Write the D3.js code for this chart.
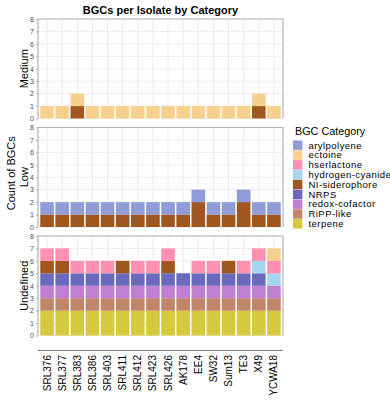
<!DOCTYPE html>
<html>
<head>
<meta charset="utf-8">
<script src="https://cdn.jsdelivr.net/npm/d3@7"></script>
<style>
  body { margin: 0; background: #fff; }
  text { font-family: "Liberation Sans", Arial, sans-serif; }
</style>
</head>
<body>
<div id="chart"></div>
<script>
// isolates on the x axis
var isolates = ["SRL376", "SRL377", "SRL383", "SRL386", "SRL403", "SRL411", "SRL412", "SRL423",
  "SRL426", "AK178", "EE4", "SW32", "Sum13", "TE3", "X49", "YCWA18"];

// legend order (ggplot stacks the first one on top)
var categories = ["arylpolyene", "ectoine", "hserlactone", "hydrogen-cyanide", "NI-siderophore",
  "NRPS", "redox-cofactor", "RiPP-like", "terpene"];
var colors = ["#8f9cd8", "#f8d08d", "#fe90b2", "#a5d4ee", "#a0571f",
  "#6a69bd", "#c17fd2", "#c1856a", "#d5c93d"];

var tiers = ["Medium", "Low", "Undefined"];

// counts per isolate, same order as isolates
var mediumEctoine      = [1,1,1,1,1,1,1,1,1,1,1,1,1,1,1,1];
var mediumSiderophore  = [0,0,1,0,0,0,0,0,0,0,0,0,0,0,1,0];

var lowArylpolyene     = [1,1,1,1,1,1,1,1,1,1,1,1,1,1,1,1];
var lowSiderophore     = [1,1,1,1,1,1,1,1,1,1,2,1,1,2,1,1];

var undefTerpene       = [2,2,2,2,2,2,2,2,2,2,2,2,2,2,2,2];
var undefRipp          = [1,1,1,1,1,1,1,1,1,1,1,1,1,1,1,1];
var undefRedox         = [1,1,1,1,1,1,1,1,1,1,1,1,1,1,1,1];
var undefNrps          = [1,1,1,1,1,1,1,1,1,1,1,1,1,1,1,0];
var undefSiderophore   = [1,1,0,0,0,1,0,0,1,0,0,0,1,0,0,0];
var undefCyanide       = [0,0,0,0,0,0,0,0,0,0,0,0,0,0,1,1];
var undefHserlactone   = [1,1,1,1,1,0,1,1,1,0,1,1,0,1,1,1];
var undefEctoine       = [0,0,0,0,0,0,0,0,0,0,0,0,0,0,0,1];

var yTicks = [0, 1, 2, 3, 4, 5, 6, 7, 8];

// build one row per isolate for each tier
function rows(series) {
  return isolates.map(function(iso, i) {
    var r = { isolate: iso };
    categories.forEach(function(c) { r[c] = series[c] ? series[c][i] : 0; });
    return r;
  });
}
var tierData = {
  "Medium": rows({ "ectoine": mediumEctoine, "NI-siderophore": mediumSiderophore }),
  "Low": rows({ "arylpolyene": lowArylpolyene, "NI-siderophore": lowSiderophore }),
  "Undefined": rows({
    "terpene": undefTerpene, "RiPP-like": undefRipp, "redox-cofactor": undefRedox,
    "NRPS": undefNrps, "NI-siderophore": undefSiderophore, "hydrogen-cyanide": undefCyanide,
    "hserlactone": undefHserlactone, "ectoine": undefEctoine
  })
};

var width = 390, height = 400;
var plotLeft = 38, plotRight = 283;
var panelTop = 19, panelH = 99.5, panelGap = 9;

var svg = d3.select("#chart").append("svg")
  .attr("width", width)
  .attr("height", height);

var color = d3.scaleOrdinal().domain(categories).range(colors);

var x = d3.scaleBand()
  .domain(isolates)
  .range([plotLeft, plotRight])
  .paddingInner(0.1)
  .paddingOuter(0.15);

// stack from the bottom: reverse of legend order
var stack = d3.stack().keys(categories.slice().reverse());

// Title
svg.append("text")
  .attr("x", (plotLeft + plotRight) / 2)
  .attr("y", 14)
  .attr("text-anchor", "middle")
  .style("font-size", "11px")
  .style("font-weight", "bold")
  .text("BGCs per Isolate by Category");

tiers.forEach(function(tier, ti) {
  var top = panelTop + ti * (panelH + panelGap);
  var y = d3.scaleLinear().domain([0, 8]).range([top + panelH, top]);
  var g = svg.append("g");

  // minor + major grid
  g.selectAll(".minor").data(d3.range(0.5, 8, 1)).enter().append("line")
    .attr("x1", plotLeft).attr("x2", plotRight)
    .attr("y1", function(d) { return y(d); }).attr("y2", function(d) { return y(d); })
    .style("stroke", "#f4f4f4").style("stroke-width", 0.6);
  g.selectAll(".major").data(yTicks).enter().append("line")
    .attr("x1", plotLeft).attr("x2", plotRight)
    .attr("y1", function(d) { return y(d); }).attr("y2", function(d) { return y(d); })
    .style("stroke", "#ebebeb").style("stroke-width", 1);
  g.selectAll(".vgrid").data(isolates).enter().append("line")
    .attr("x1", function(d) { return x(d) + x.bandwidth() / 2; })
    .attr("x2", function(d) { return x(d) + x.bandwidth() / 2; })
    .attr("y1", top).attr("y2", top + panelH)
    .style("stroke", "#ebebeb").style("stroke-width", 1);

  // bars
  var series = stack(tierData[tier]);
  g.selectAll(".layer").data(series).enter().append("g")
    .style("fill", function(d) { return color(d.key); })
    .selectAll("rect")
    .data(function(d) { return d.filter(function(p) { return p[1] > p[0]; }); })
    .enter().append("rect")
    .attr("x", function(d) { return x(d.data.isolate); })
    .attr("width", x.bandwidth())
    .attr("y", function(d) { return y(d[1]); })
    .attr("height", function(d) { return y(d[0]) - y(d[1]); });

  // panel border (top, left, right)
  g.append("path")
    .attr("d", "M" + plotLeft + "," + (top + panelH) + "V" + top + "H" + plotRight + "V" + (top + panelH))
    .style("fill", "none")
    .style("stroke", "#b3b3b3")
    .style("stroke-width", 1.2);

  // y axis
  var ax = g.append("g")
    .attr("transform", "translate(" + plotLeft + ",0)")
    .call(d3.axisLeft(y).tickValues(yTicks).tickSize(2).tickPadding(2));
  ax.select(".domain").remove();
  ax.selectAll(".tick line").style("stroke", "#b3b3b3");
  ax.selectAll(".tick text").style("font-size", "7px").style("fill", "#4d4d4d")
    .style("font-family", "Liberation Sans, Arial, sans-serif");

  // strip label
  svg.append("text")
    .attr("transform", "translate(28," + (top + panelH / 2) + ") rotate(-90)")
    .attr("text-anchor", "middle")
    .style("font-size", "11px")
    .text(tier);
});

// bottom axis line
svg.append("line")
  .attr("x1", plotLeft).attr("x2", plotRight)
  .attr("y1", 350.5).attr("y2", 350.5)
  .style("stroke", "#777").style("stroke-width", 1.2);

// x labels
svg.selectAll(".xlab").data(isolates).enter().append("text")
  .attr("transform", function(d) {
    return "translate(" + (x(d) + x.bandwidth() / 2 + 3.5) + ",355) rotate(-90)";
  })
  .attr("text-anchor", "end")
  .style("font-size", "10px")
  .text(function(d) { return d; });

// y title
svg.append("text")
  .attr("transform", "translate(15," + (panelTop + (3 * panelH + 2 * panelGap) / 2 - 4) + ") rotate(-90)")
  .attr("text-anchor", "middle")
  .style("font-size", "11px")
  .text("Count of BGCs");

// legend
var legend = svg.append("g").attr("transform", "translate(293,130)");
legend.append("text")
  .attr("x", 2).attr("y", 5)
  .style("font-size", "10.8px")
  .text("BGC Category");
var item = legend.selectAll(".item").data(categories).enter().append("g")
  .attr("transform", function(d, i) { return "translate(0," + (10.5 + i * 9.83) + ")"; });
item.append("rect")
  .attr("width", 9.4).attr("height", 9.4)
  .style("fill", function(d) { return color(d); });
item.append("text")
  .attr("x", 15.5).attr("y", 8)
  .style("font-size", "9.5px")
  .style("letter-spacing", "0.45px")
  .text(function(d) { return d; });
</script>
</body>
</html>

□ □ □

[Aim] Copy the listing over exactly, skipping the pictures it holds.

[Expected output]
Write the D3.js code for this chart.
<!DOCTYPE html>
<html>
<head>
<meta charset="utf-8">
<script src="https://cdn.jsdelivr.net/npm/d3@7"></script>
<style>
  body { margin: 0; background: #fff; }
  text { font-family: "Liberation Sans", Arial, sans-serif; }
</style>
</head>
<body>
<div id="chart"></div>
<script>
// isolates on the x axis
var isolates = ["SRL376", "SRL377", "SRL383", "SRL386", "SRL403", "SRL411", "SRL412", "SRL423",
  "SRL426", "AK178", "EE4", "SW32", "Sum13", "TE3", "X49", "YCWA18"];

// legend order (ggplot stacks the first one on top)
var categories = ["arylpolyene", "ectoine", "hserlactone", "hydrogen-cyanide", "NI-siderophore",
  "NRPS", "redox-cofactor", "RiPP-like", "terpene"];
var colors = ["#8f9cd8", "#f8d08d", "#fe90b2", "#a5d4ee", "#a0571f",
  "#6a69bd", "#c17fd2", "#c1856a", "#d5c93d"];

var tiers = ["Medium", "Low", "Undefined"];

// counts per isolate, same order as isolates
var mediumEctoine      = [1,1,1,1,1,1,1,1,1,1,1,1,1,1,1,1];
var mediumSiderophore  = [0,0,1,0,0,0,0,0,0,0,0,0,0,0,1,0];

var lowArylpolyene     = [1,1,1,1,1,1,1,1,1,1,1,1,1,1,1,1];
var lowSiderophore     = [1,1,1,1,1,1,1,1,1,1,2,1,1,2,1,1];

var undefTerpene       = [2,2,2,2,2,2,2,2,2,2,2,2,2,2,2,2];
var undefRipp          = [1,1,1,1,1,1,1,1,1,1,1,1,1,1,1,1];
var undefRedox         = [1,1,1,1,1,1,1,1,1,1,1,1,1,1,1,1];
var undefNrps          = [1,1,1,1,1,1,1,1,1,1,1,1,1,1,1,0];
var undefSiderophore   = [1,1,0,0,0,1,0,0,1,0,0,0,1,0,0,0];
var undefCyanide       = [0,0,0,0,0,0,0,0,0,0,0,0,0,0,1,1];
var undefHserlactone   = [1,1,1,1,1,0,1,1,1,0,1,1,0,1,1,1];
var undefEctoine       = [0,0,0,0,0,0,0,0,0,0,0,0,0,0,0,1];

var yTicks = [0, 1, 2, 3, 4, 5, 6, 7, 8];

// build one row per isolate for each tier
function rows(series) {
  return isolates.map(function(iso, i) {
    var r = { isolate: iso };
    categories.forEach(function(c) { r[c] = series[c] ? series[c][i] : 0; });
    return r;
  });
}
var tierData = {
  "Medium": rows({ "ectoine": mediumEctoine, "NI-siderophore": mediumSiderophore }),
  "Low": rows({ "arylpolyene": lowArylpolyene, "NI-siderophore": lowSiderophore }),
  "Undefined": rows({
    "terpene": undefTerpene, "RiPP-like": undefRipp, "redox-cofactor": undefRedox,
    "NRPS": undefNrps, "NI-siderophore": undefSiderophore, "hydrogen-cyanide": undefCyanide,
    "hserlactone": undefHserlactone, "ectoine": undefEctoine
  })
};

var width = 390, height = 400;
var plotLeft = 38, plotRight = 283;
var panelTop = 19, panelH = 99.5, panelGap = 9;

var svg = d3.select("#chart").append("svg")
  .attr("width", width)
  .attr("height", height);

var color = d3.scaleOrdinal().domain(categories).range(colors);

var x = d3.scaleBand()
  .domain(isolates)
  .range([plotLeft, plotRight])
  .paddingInner(0.1)
  .paddingOuter(0.15);

// stack from the bottom: reverse of legend order
var stack = d3.stack().keys(categories.slice().reverse());

// Title
svg.append("text")
  .attr("x", (plotLeft + plotRight) / 2)
  .attr("y", 14)
  .attr("text-anchor", "middle")
  .style("font-size", "11px")
  .style("font-weight", "bold")
  .text("BGCs per Isolate by Category");

tiers.forEach(function(tier, ti) {
  var top = panelTop + ti * (panelH + panelGap);
  var y = d3.scaleLinear().domain([0, 8]).range([top + panelH, top]);
  var g = svg.append("g");

  // minor + major grid
  g.selectAll(".minor").data(d3.range(0.5, 8, 1)).enter().append("line")
    .attr("x1", plotLeft).attr("x2", plotRight)
    .attr("y1", function(d) { return y(d); }).attr("y2", function(d) { return y(d); })
    .style("stroke", "#f4f4f4").style("stroke-width", 0.6);
  g.selectAll(".major").data(yTicks).enter().append("line")
    .attr("x1", plotLeft).attr("x2", plotRight)
    .attr("y1", function(d) { return y(d); }).attr("y2", function(d) { return y(d); })
    .style("stroke", "#ebebeb").style("stroke-width", 1);
  g.selectAll(".vgrid").data(isolates).enter().append("line")
    .attr("x1", function(d) { return x(d) + x.bandwidth() / 2; })
    .attr("x2", function(d) { return x(d) + x.bandwidth() / 2; })
    .attr("y1", top).attr("y2", top + panelH)
    .style("stroke", "#ebebeb").style("stroke-width", 1);

  // bars
  var series = stack(tierData[tier]);
  g.selectAll(".layer").data(series).enter().append("g")
    .style("fill", function(d) { return color(d.key); })
    .selectAll("rect")
    .data(function(d) { return d.filter(function(p) { return p[1] > p[0]; }); })
    .enter().append("rect")
    .attr("x", function(d) { return x(d.data.isolate); })
    .attr("width", x.bandwidth())
    .attr("y", function(d) { return y(d[1]); })
    .attr("height", function(d) { return y(d[0]) - y(d[1]); });

  // panel border (top, left, right)
  g.append("path")
    .attr("d", "M" + plotLeft + "," + (top + panelH) + "V" + top + "H" + plotRight + "V" + (top + panelH))
    .style("fill", "none")
    .style("stroke", "#b3b3b3")
    .style("stroke-width", 1.2);

  // y axis
  var ax = g.append("g")
    .attr("transform", "translate(" + plotLeft + ",0)")
    .call(d3.axisLeft(y).tickValues(yTicks).tickSize(2).tickPadding(2));
  ax.select(".domain").remove();
  ax.selectAll(".tick line").style("stroke", "#b3b3b3");
  ax.selectAll(".tick text").style("font-size", "7px").style("fill", "#4d4d4d")
    .style("font-family", "Liberation Sans, Arial, sans-serif");

  // strip label
  svg.append("text")
    .attr("transform", "translate(28," + (top + panelH / 2) + ") rotate(-90)")
    .attr("text-anchor", "middle")
    .style("font-size", "11px")
    .text(tier);
});

// bottom axis line
svg.append("line")
  .attr("x1", plotLeft).attr("x2", plotRight)
  .attr("y1", 350.5).attr("y2", 350.5)
  .style("stroke", "#777").style("stroke-width", 1.2);

// x labels
svg.selectAll(".xlab").data(isolates).enter().append("text")
  .attr("transform", function(d) {
    return "translate(" + (x(d) + x.bandwidth() / 2 + 3.5) + ",355) rotate(-90)";
  })
  .attr("text-anchor", "end")
  .style("font-size", "10px")
  .text(function(d) { return d; });

// y title
svg.append("text")
  .attr("transform", "translate(15," + (panelTop + (3 * panelH + 2 * panelGap) / 2 - 4) + ") rotate(-90)")
  .attr("text-anchor", "middle")
  .style("font-size", "11px")
  .text("Count of BGCs");

// legend
var legend = svg.append("g").attr("transform", "translate(293,130)");
legend.append("text")
  .attr("x", 2).attr("y", 5)
  .style("font-size", "10.8px")
  .text("BGC Category");
var item = legend.selectAll(".item").data(categories).enter().append("g")
  .attr("transform", function(d, i) { return "translate(0," + (10.5 + i * 9.83) + ")"; });
item.append("rect")
  .attr("width", 9.4).attr("height", 9.4)
  .style("fill", function(d) { return color(d); });
item.append("text")
  .attr("x", 15.5).attr("y", 8)
  .style("font-size", "9.5px")
  .style("letter-spacing", "0.45px")
  .text(function(d) { return d; });
</script>
</body>
</html>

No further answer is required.